>> BEGIN EXTRACTED ENTRIES
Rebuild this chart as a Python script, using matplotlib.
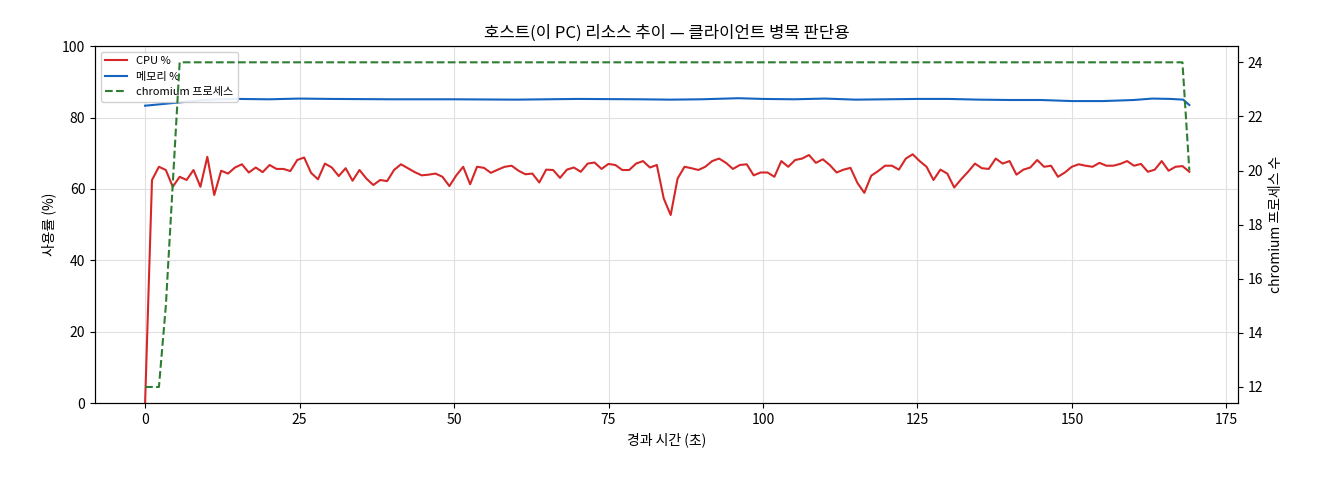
import numpy as np
import matplotlib
matplotlib.use("Agg")
import matplotlib.pyplot as plt

plt.rcParams['font.family'] = ['Noto Sans CJK KR', 'DejaVu Sans']
plt.rcParams['axes.unicode_minus'] = False

cpu = [0.0,
 62.5,66.2,65.3,60.6,63.4,62.5,65.3,60.6,69.0,58.3,65.1,64.3,66.0,66.9,64.6,66.0,64.7,66.7,65.6,65.6,
 65.0,68.1,68.8,64.5,62.7,67.1,66.0,63.6,65.8,62.3,65.3,62.9,61.1,62.5,62.2,65.3,66.9,65.8,64.7,63.8,
 64.0,64.3,63.4,60.8,63.8,66.2,
 61.3,66.2,65.9,64.5,65.4,66.2,66.5,65.1,64.1,64.3,61.8,65.4,65.3,63.1,65.4,66.0,64.8,67.1,67.4,65.6,
 67.0,66.7,65.3,65.3,67.1,67.8,66.0,66.7,57.3,52.7,62.9,66.2,65.8,65.3,66.2,67.8,68.5,67.3,65.6,66.7,
 66.9,63.8,64.6,64.6,63.4,67.8,66.2,68.1,68.5,69.5,67.3,68.3,66.7,64.6,65.4,
 65.9,61.7,58.9,63.7,65.0,66.5,66.5,65.4,68.5,69.7,67.8,66.2,62.5,65.4,64.3,60.4,62.7,64.8,67.1,65.8,
 65.6,68.5,67.1,67.8,64.0,65.4,66.0,68.1,66.2,66.5,63.4,64.6,66.2,66.9,66.5,66.2,67.3,66.5,66.5,67.0,
 67.8,66.5,67.0,64.8,65.4,67.8,65.1,66.2,66.4,64.8]
t = np.linspace(0, 169, len(cpu))

mem_t = [0, 3, 6, 9, 12, 15, 20, 25, 30, 40, 50, 60, 70, 80, 85, 90, 96, 100, 105, 110, 115, 120,
         125, 130, 135, 140, 145, 150, 155, 160, 163, 166, 168, 169]
mem = [83.3, 83.8, 84.3, 84.8, 85.1, 85.2, 85.1, 85.3, 85.2, 85.1, 85.1, 85.0, 85.2, 85.1, 85.0, 85.1,
       85.4, 85.2, 85.1, 85.3, 85.0, 85.1, 85.2, 85.2, 85.0, 84.9, 84.9, 84.6, 84.6, 84.9, 85.3, 85.2, 85.0, 83.5]

chrom_head = [12, 12, 12, 15, 19.5]
chrom_mid = 24
chrom_tail = [20]
chrom = chrom_head + [chrom_mid] * (len(cpu) - len(chrom_head) - len(chrom_tail)) + chrom_tail

fig = plt.figure(figsize=(13.2, 4.8), dpi=100)
ax = fig.add_axes([0.072, 0.16, 0.866, 0.744])
l1, = ax.plot(t, cpu, color='#d62728', lw=1.5, label='CPU %')
l2, = ax.plot(mem_t, mem, color='#1565c0', lw=1.5, label='메모리 %')
ax.set_ylim(0, 100)
ax.set_xlim(-8.1, 176.9)
ax.grid(True, color='#e0e0e0', lw=0.8)
ax.set_xlabel('경과 시간 (초)')
ax.set_ylabel('사용률 (%)')
ax.set_title('호스트(이 PC) 리소스 추이 — 클라이언트 병목 판단용', fontsize=12)

ax2 = ax.twinx()
l3, = ax2.plot(t, chrom, color='#2e7d32', lw=1.5, ls='--', label='chromium 프로세스')
ax2.set_ylim(11.4, 24.6)
ax2.set_ylabel('chromium 프로세스 수')

ax.legend(handles=[l1, l2, l3], loc='upper left', fontsize=8, framealpha=0.9)
fig.savefig('out.png', dpi=100)
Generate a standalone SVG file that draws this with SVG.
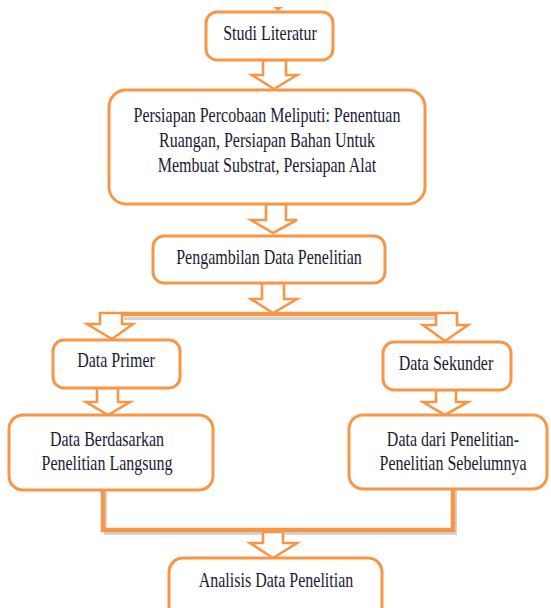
<svg xmlns="http://www.w3.org/2000/svg" width="551" height="608" viewBox="0 0 551 608">
<style>
.box{fill:#fff;stroke:#F79646;stroke-width:3}
.arr{fill:#fff;stroke:#F79646;stroke-width:2.6;stroke-linejoin:miter}
.bar{fill:none;stroke:#F79646;stroke-width:4.5;stroke-linejoin:miter}
.sh{fill:none;stroke:#b8b8b8;stroke-width:3;opacity:0.6}
.t{font-family:"Liberation Serif","Times New Roman",serif;font-size:16px;fill:#1a1a33;text-anchor:middle}
</style>
<rect width="551" height="608" fill="#fff"/>
<g id="connectors">
<polygon points="273,7 283,7 278,11" fill="#F79646"/>
<line class="sh" x1="124" y1="318.5" x2="437" y2="318.5"/>
<line class="bar" x1="122" y1="314" x2="437" y2="314"/>
<polyline class="sh" points="105.5,492 105.5,533.5 455.5,533.5 455.5,491"/>
<polyline class="bar" points="103,489 103,530 453,530 453,488"/>
<polygon class="arr" points="263,60 286,60 286,75 297,75 274,89 252,75 263,75"/>
<polygon class="arr" points="266,204 286,204 286,220 297,220 273,233 251,220 266,220"/>
<polygon class="arr" points="262,283 284,283 284,299 297,299 273,313 251,299 262,299"/>
<polygon class="arr" points="100,313 122,313 122,324 133,324 112,339 87,324 100,324"/>
<polygon class="arr" points="436,313 457,313 457,325 468,325 445,341 423,325 436,325"/>
<polygon class="arr" points="97,388 118,388 118,402 130,402 108,415 86,402 97,402"/>
<polygon class="arr" points="436,390 456,390 456,402 468,402 445,415 423,402 436,402"/>
<polygon class="arr" points="263,532 283,532 283,543 297,543 273,558 250,543 263,543"/>
</g>
<g id="studi">
<rect class="box" x="206" y="12" width="127" height="48" rx="11"/>
<text class="t" transform="translate(270,40) scale(1,1.3)">Studi Literatur</text>
</g>
<g id="persiapan">
<rect class="box" x="109" y="90" width="316" height="114" rx="17"/>
<text class="t" transform="translate(267,122) scale(1,1.3)">Persiapan Percobaan Meliputi: Penentuan</text>
<text class="t" transform="translate(267,147) scale(1,1.3)">Ruangan, Persiapan Bahan Untuk</text>
<text class="t" transform="translate(267,172) scale(1,1.3)">Membuat Substrat, Persiapan Alat</text>
</g>
<g id="pengambilan">
<rect class="box" x="153" y="236" width="232" height="47" rx="11"/>
<text class="t" transform="translate(269,264) scale(1,1.3)">Pengambilan Data Penelitian</text>
</g>
<g id="primer">
<rect class="box" x="53" y="340" width="127" height="48" rx="11"/>
<text class="t" transform="translate(116,367) scale(1,1.3)">Data Primer</text>
</g>
<g id="sekunder">
<rect class="box" x="383" y="342" width="128" height="48" rx="11"/>
<text class="t" transform="translate(446,370) scale(1,1.3)">Data Sekunder</text>
</g>
<g id="langsung">
<rect class="box" x="9" y="415" width="204" height="75" rx="14"/>
<text class="t" transform="translate(107,446) scale(1,1.3)">Data Berdasarkan</text>
<text class="t" transform="translate(107,470) scale(1,1.3)">Penelitian Langsung</text>
</g>
<g id="sebelumnya">
<rect class="box" x="349" y="415" width="198" height="74" rx="14"/>
<text class="t" transform="translate(453,446) scale(1,1.3)">Data dari Penelitian-</text>
<text class="t" transform="translate(453,470) scale(1,1.3)">Penelitian Sebelumnya</text>
</g>
<g id="analisis">
<rect class="box" x="169" y="558" width="213" height="70" rx="14"/>
<text class="t" transform="translate(276,587) scale(1,1.3)">Analisis Data Penelitian</text>
</g>
</svg>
>> END EXTRACTED ENTRIES
Without the pictures, extract every entry verbatim.

• [EXERCISE SOLUTION]
Rebuild this chart as a Python script, using matplotlib.
import numpy as np
import matplotlib
matplotlib.use("Agg")
import matplotlib.pyplot as plt

plt.rcParams['font.family'] = ['Noto Sans CJK KR', 'DejaVu Sans']
plt.rcParams['axes.unicode_minus'] = False

cpu = [0.0,
 62.5,66.2,65.3,60.6,63.4,62.5,65.3,60.6,69.0,58.3,65.1,64.3,66.0,66.9,64.6,66.0,64.7,66.7,65.6,65.6,
 65.0,68.1,68.8,64.5,62.7,67.1,66.0,63.6,65.8,62.3,65.3,62.9,61.1,62.5,62.2,65.3,66.9,65.8,64.7,63.8,
 64.0,64.3,63.4,60.8,63.8,66.2,
 61.3,66.2,65.9,64.5,65.4,66.2,66.5,65.1,64.1,64.3,61.8,65.4,65.3,63.1,65.4,66.0,64.8,67.1,67.4,65.6,
 67.0,66.7,65.3,65.3,67.1,67.8,66.0,66.7,57.3,52.7,62.9,66.2,65.8,65.3,66.2,67.8,68.5,67.3,65.6,66.7,
 66.9,63.8,64.6,64.6,63.4,67.8,66.2,68.1,68.5,69.5,67.3,68.3,66.7,64.6,65.4,
 65.9,61.7,58.9,63.7,65.0,66.5,66.5,65.4,68.5,69.7,67.8,66.2,62.5,65.4,64.3,60.4,62.7,64.8,67.1,65.8,
 65.6,68.5,67.1,67.8,64.0,65.4,66.0,68.1,66.2,66.5,63.4,64.6,66.2,66.9,66.5,66.2,67.3,66.5,66.5,67.0,
 67.8,66.5,67.0,64.8,65.4,67.8,65.1,66.2,66.4,64.8]
t = np.linspace(0, 169, len(cpu))

mem_t = [0, 3, 6, 9, 12, 15, 20, 25, 30, 40, 50, 60, 70, 80, 85, 90, 96, 100, 105, 110, 115, 120,
         125, 130, 135, 140, 145, 150, 155, 160, 163, 166, 168, 169]
mem = [83.3, 83.8, 84.3, 84.8, 85.1, 85.2, 85.1, 85.3, 85.2, 85.1, 85.1, 85.0, 85.2, 85.1, 85.0, 85.1,
       85.4, 85.2, 85.1, 85.3, 85.0, 85.1, 85.2, 85.2, 85.0, 84.9, 84.9, 84.6, 84.6, 84.9, 85.3, 85.2, 85.0, 83.5]

chrom_head = [12, 12, 12, 15, 19.5]
chrom_mid = 24
chrom_tail = [20]
chrom = chrom_head + [chrom_mid] * (len(cpu) - len(chrom_head) - len(chrom_tail)) + chrom_tail

fig = plt.figure(figsize=(13.2, 4.8), dpi=100)
ax = fig.add_axes([0.072, 0.16, 0.866, 0.744])
l1, = ax.plot(t, cpu, color='#d62728', lw=1.5, label='CPU %')
l2, = ax.plot(mem_t, mem, color='#1565c0', lw=1.5, label='메모리 %')
ax.set_ylim(0, 100)
ax.set_xlim(-8.1, 176.9)
ax.grid(True, color='#e0e0e0', lw=0.8)
ax.set_xlabel('경과 시간 (초)')
ax.set_ylabel('사용률 (%)')
ax.set_title('호스트(이 PC) 리소스 추이 — 클라이언트 병목 판단용', fontsize=12)

ax2 = ax.twinx()
l3, = ax2.plot(t, chrom, color='#2e7d32', lw=1.5, ls='--', label='chromium 프로세스')
ax2.set_ylim(11.4, 24.6)
ax2.set_ylabel('chromium 프로세스 수')

ax.legend(handles=[l1, l2, l3], loc='upper left', fontsize=8, framealpha=0.9)
fig.savefig('out.png', dpi=100)
Generate a standalone SVG file that draws this with SVG.
<svg xmlns="http://www.w3.org/2000/svg" width="551" height="608" viewBox="0 0 551 608">
<style>
.box{fill:#fff;stroke:#F79646;stroke-width:3}
.arr{fill:#fff;stroke:#F79646;stroke-width:2.6;stroke-linejoin:miter}
.bar{fill:none;stroke:#F79646;stroke-width:4.5;stroke-linejoin:miter}
.sh{fill:none;stroke:#b8b8b8;stroke-width:3;opacity:0.6}
.t{font-family:"Liberation Serif","Times New Roman",serif;font-size:16px;fill:#1a1a33;text-anchor:middle}
</style>
<rect width="551" height="608" fill="#fff"/>
<g id="connectors">
<polygon points="273,7 283,7 278,11" fill="#F79646"/>
<line class="sh" x1="124" y1="318.5" x2="437" y2="318.5"/>
<line class="bar" x1="122" y1="314" x2="437" y2="314"/>
<polyline class="sh" points="105.5,492 105.5,533.5 455.5,533.5 455.5,491"/>
<polyline class="bar" points="103,489 103,530 453,530 453,488"/>
<polygon class="arr" points="263,60 286,60 286,75 297,75 274,89 252,75 263,75"/>
<polygon class="arr" points="266,204 286,204 286,220 297,220 273,233 251,220 266,220"/>
<polygon class="arr" points="262,283 284,283 284,299 297,299 273,313 251,299 262,299"/>
<polygon class="arr" points="100,313 122,313 122,324 133,324 112,339 87,324 100,324"/>
<polygon class="arr" points="436,313 457,313 457,325 468,325 445,341 423,325 436,325"/>
<polygon class="arr" points="97,388 118,388 118,402 130,402 108,415 86,402 97,402"/>
<polygon class="arr" points="436,390 456,390 456,402 468,402 445,415 423,402 436,402"/>
<polygon class="arr" points="263,532 283,532 283,543 297,543 273,558 250,543 263,543"/>
</g>
<g id="studi">
<rect class="box" x="206" y="12" width="127" height="48" rx="11"/>
<text class="t" transform="translate(270,40) scale(1,1.3)">Studi Literatur</text>
</g>
<g id="persiapan">
<rect class="box" x="109" y="90" width="316" height="114" rx="17"/>
<text class="t" transform="translate(267,122) scale(1,1.3)">Persiapan Percobaan Meliputi: Penentuan</text>
<text class="t" transform="translate(267,147) scale(1,1.3)">Ruangan, Persiapan Bahan Untuk</text>
<text class="t" transform="translate(267,172) scale(1,1.3)">Membuat Substrat, Persiapan Alat</text>
</g>
<g id="pengambilan">
<rect class="box" x="153" y="236" width="232" height="47" rx="11"/>
<text class="t" transform="translate(269,264) scale(1,1.3)">Pengambilan Data Penelitian</text>
</g>
<g id="primer">
<rect class="box" x="53" y="340" width="127" height="48" rx="11"/>
<text class="t" transform="translate(116,367) scale(1,1.3)">Data Primer</text>
</g>
<g id="sekunder">
<rect class="box" x="383" y="342" width="128" height="48" rx="11"/>
<text class="t" transform="translate(446,370) scale(1,1.3)">Data Sekunder</text>
</g>
<g id="langsung">
<rect class="box" x="9" y="415" width="204" height="75" rx="14"/>
<text class="t" transform="translate(107,446) scale(1,1.3)">Data Berdasarkan</text>
<text class="t" transform="translate(107,470) scale(1,1.3)">Penelitian Langsung</text>
</g>
<g id="sebelumnya">
<rect class="box" x="349" y="415" width="198" height="74" rx="14"/>
<text class="t" transform="translate(453,446) scale(1,1.3)">Data dari Penelitian-</text>
<text class="t" transform="translate(453,470) scale(1,1.3)">Penelitian Sebelumnya</text>
</g>
<g id="analisis">
<rect class="box" x="169" y="558" width="213" height="70" rx="14"/>
<text class="t" transform="translate(276,587) scale(1,1.3)">Analisis Data Penelitian</text>
</g>
</svg>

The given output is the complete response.